◆ TASK PROMPT
Where the string "chart" occurs in the material below, report the whole line.

◆ GIVEN MATERIAL

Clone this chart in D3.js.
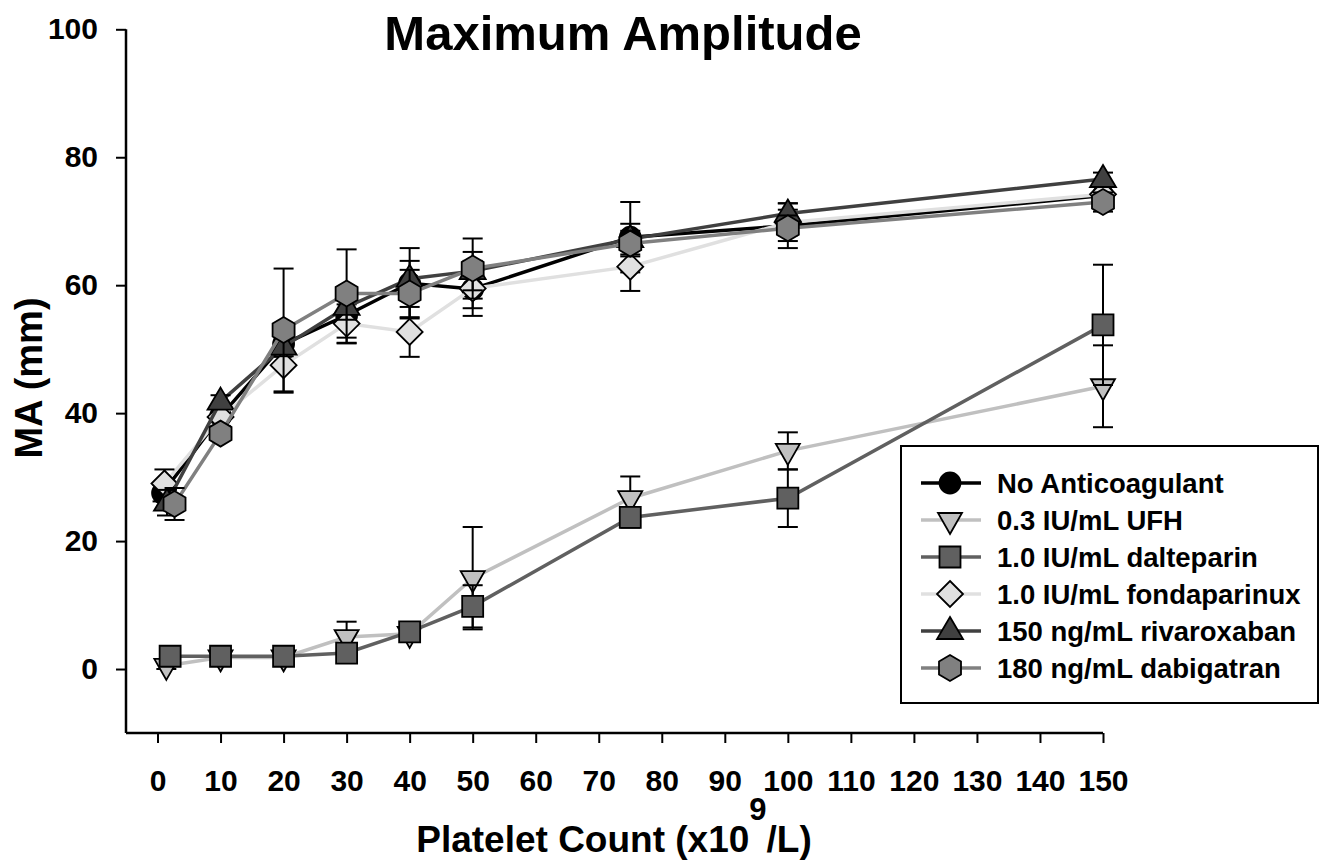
<!DOCTYPE html>
<html>
<head>
<meta charset="utf-8">
<script src="https://cdn.jsdelivr.net/npm/d3@7"></script>
<style>
  body { margin: 0; background: #fff; }
  text { font-family: "Liberation Sans", Arial, sans-serif; font-weight: bold; fill: #000; }
</style>
</head>
<body>
<svg id="chart" width="1328" height="861"></svg>
<script>
// platelet count (x10^9/L) and MA (mm) +/- SD for each condition
var seriesNames = ['No Anticoagulant', '0.3 IU/mL UFH', '1.0 IU/mL dalteparin',
                   '1.0 IU/mL fondaparinux', '150 ng/mL rivaroxaban', '180 ng/mL dabigatran'];

var noAntiX = [0.8, 10, 20, 30, 40, 50, 75, 100, 150];
var noAntiY = [27.5, 39.5, 50.8, 55.3, 60.3, 59.4, 67.5, 69.3, 74];
var noAntiErr = [1.3, 1.5, 2, 4.4, 5.5, 3, 5.5, 3.5, 1.5];

var ufhX = [1.4, 10, 20, 30, 40, 50, 75, 100, 150];
var ufhY = [0.5, 1.8, 1.8, 5, 5.5, 14.2, 26.7, 34.1, 44.2];
var ufhErr = [0.5, 0.3, 0.3, 2.4, 0.8, 8, 3.4, 2.9, 6.4];

var daltX = [2, 10, 20, 30, 40, 50, 75, 100, 150];
var daltY = [2, 2, 2, 2.5, 5.8, 9.8, 23.7, 26.7, 53.8];
var daltErr = [0.3, 0.3, 0.3, 0.3, 1, 3.3, 1.6, 4.5, 9.4];

var fondaX = [1.1, 10, 20, 30, 40, 50, 75, 100, 150];
var fondaY = [29, 39.4, 47.5, 54, 52.7, 59.5, 62.9, 69.8, 74.2];
var fondaErr = [2.2, 1.5, 4.3, 3, 3.9, 4.3, 3.8, 2, 1.5];

var rivaX = [1.5, 10, 20, 30, 40, 50, 75, 100, 150];
var rivaY = [26, 41.8, 50.4, 56.6, 61, 62.2, 67.2, 71.2, 76.6];
var rivaErr = [2, 1, 1.5, 2, 2.8, 3, 2.4, 1.6, 1];

var dabiX = [2.7, 10, 20, 30, 40, 50, 75, 100, 150];
var dabiY = [25.8, 36.8, 53, 58.7, 58.7, 62.6, 66.5, 68.9, 73];
var dabiErr = [2.5, 1, 9.6, 6.9, 3.7, 4.7, 2, 2, 1.5];

var xTicks = d3.range(0, 151, 10);
var yTicks = [0, 20, 40, 60, 80, 100];

var styles = [
  {shape: 'circle', color: '#000000'},
  {shape: 'triDown', color: '#c0c0c0'},
  {shape: 'square', color: '#606060'},
  {shape: 'diamond', color: '#e0e0e0'},
  {shape: 'triUp', color: '#404040'},
  {shape: 'hexagon', color: '#808080'}
];

var series = [
  {x: noAntiX, y: noAntiY, err: noAntiErr},
  {x: ufhX, y: ufhY, err: ufhErr},
  {x: daltX, y: daltY, err: daltErr},
  {x: fondaX, y: fondaY, err: fondaErr},
  {x: rivaX, y: rivaY, err: rivaErr},
  {x: dabiX, y: dabiY, err: dabiErr}
].map(function(s, i){
  return {
    name: seriesNames[i],
    style: styles[i],
    points: s.x.map(function(v, j){ return {x: v, y: s.y[j], e: s.err[j]}; })
  };
});

var svg = d3.select('#chart');

var x = d3.scaleLinear().domain([-5, 150]).range([126, 1103]);
var y = d3.scaleLinear().domain([-10, 100]).range([733, 29.3]);

function markerPath(shape){
  switch(shape){
    case 'circle': return 'M-10.5,0A10.5,10.5 0 1,0 10.5,0A10.5,10.5 0 1,0 -10.5,0Z';
    case 'square': return 'M-10.5,-10.5H10.5V10.5H-10.5Z';
    case 'diamond': return 'M0,-13L13,0L0,13L-13,0Z';
    case 'triUp': return 'M0,-14L13,8L-13,8Z';
    case 'triDown': return 'M0,14L12,-7L-12,-7Z';
    case 'hexagon': return 'M0,-13L11,-6.5L11,6.5L0,13L-11,6.5L-11,-6.5Z';
  }
}

// axes
var yAxis = d3.axisLeft(y).tickValues(yTicks).tickSize(10).tickPadding(18).tickSizeOuter(0);
var xAxis = d3.axisBottom(x).tickValues(xTicks).tickSize(10).tickPadding(12).tickSizeOuter(0);

var gy = svg.append('g').attr('transform', 'translate(126,0)').call(yAxis);
var gx = svg.append('g').attr('transform', 'translate(0,733)').call(xAxis);

[gx, gy].forEach(function(g){
  g.select('.domain').attr('stroke', '#000').attr('stroke-width', 2.5);
  g.selectAll('.tick line').attr('stroke', '#000').attr('stroke-width', 2);
  g.selectAll('.tick text').style('font-size', '30px').style('font-family', '"Liberation Sans", Arial, sans-serif')
    .style('font-weight', 'bold').attr('fill', '#000');
});
gx.select('.domain').attr('d', 'M126,0H1103');
gy.select('.domain').attr('d', 'M0,' + y(-10) + 'V' + y(100));
gx.selectAll('.tick text').attr('dy', null).attr('y', 57.7);

// series
var line = d3.line().x(function(d){ return x(d.x); }).y(function(d){ return y(d.y); });

series.forEach(function(s){
  var g = svg.append('g');
  g.append('path')
    .attr('d', line(s.points))
    .attr('fill', 'none')
    .attr('stroke', s.style.color)
    .attr('stroke-width', 3.5);

  var eb = g.selectAll('.eb').data(s.points).enter().append('g');
  eb.append('line')
    .attr('x1', function(d){ return x(d.x); })
    .attr('x2', function(d){ return x(d.x); })
    .attr('y1', function(d){ return y(d.y - d.e); })
    .attr('y2', function(d){ return y(d.y + d.e); })
    .attr('stroke', '#000').attr('stroke-width', 2);
  [-1, 1].forEach(function(sign){
    eb.append('line')
      .attr('x1', function(d){ return x(d.x) - 10; })
      .attr('x2', function(d){ return x(d.x) + 10; })
      .attr('y1', function(d){ return y(d.y + sign * d.e); })
      .attr('y2', function(d){ return y(d.y + sign * d.e); })
      .attr('stroke', '#000').attr('stroke-width', 2);
  });

  g.selectAll('.mk').data(s.points).enter().append('path')
    .attr('d', markerPath(s.style.shape))
    .attr('transform', function(d){ return 'translate(' + x(d.x) + ',' + y(d.y) + ')'; })
    .attr('fill', s.style.color)
    .attr('stroke', '#000')
    .attr('stroke-width', 1.8);
});

// title and axis labels
svg.append('text')
  .attr('x', 623).attr('y', 50)
  .attr('text-anchor', 'middle')
  .style('font-size', '49px')
  .text('Maximum Amplitude');

svg.append('text')
  .attr('transform', 'translate(42,378) rotate(-90)')
  .attr('text-anchor', 'middle')
  .style('font-size', '38px')
  .text('MA (mm)');

var xt = svg.append('text')
  .attr('x', 614).attr('y', 852)
  .attr('text-anchor', 'middle')
  .style('font-size', '37px');
xt.append('tspan').text('Platelet Count (x10');
xt.append('tspan').attr('dy', -32).style('font-size', '31px').text('9');
xt.append('tspan').attr('dy', 32).text('/L)');

// legend
var legend = svg.append('g');
legend.append('rect')
  .attr('x', 901).attr('y', 446).attr('width', 417).attr('height', 257)
  .attr('fill', '#fff').attr('stroke', '#000').attr('stroke-width', 2);

var rows = legend.selectAll('.row').data(series).enter().append('g')
  .attr('transform', function(d, i){ return 'translate(0,' + (483 + i * 37) + ')'; });
rows.append('line')
  .attr('x1', 921).attr('x2', 981).attr('y1', 0).attr('y2', 0)
  .attr('stroke', function(d){ return d.style.color; })
  .attr('stroke-width', 3.5);
rows.append('path')
  .attr('d', function(d){ return markerPath(d.style.shape); })
  .attr('transform', 'translate(950,0)')
  .attr('fill', function(d){ return d.style.color; })
  .attr('stroke', '#000').attr('stroke-width', 1.8);
rows.append('text')
  .attr('x', 997).attr('dy', '0.35em')
  .style('font-size', '27.5px')
  .text(function(d){ return d.name; });
</script>
</body>
</html>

◆ ANSWER FOR THE TASK
Clone this chart in D3.js.
<svg id="chart" width="1328" height="861"></svg>
var svg = d3.select('#chart');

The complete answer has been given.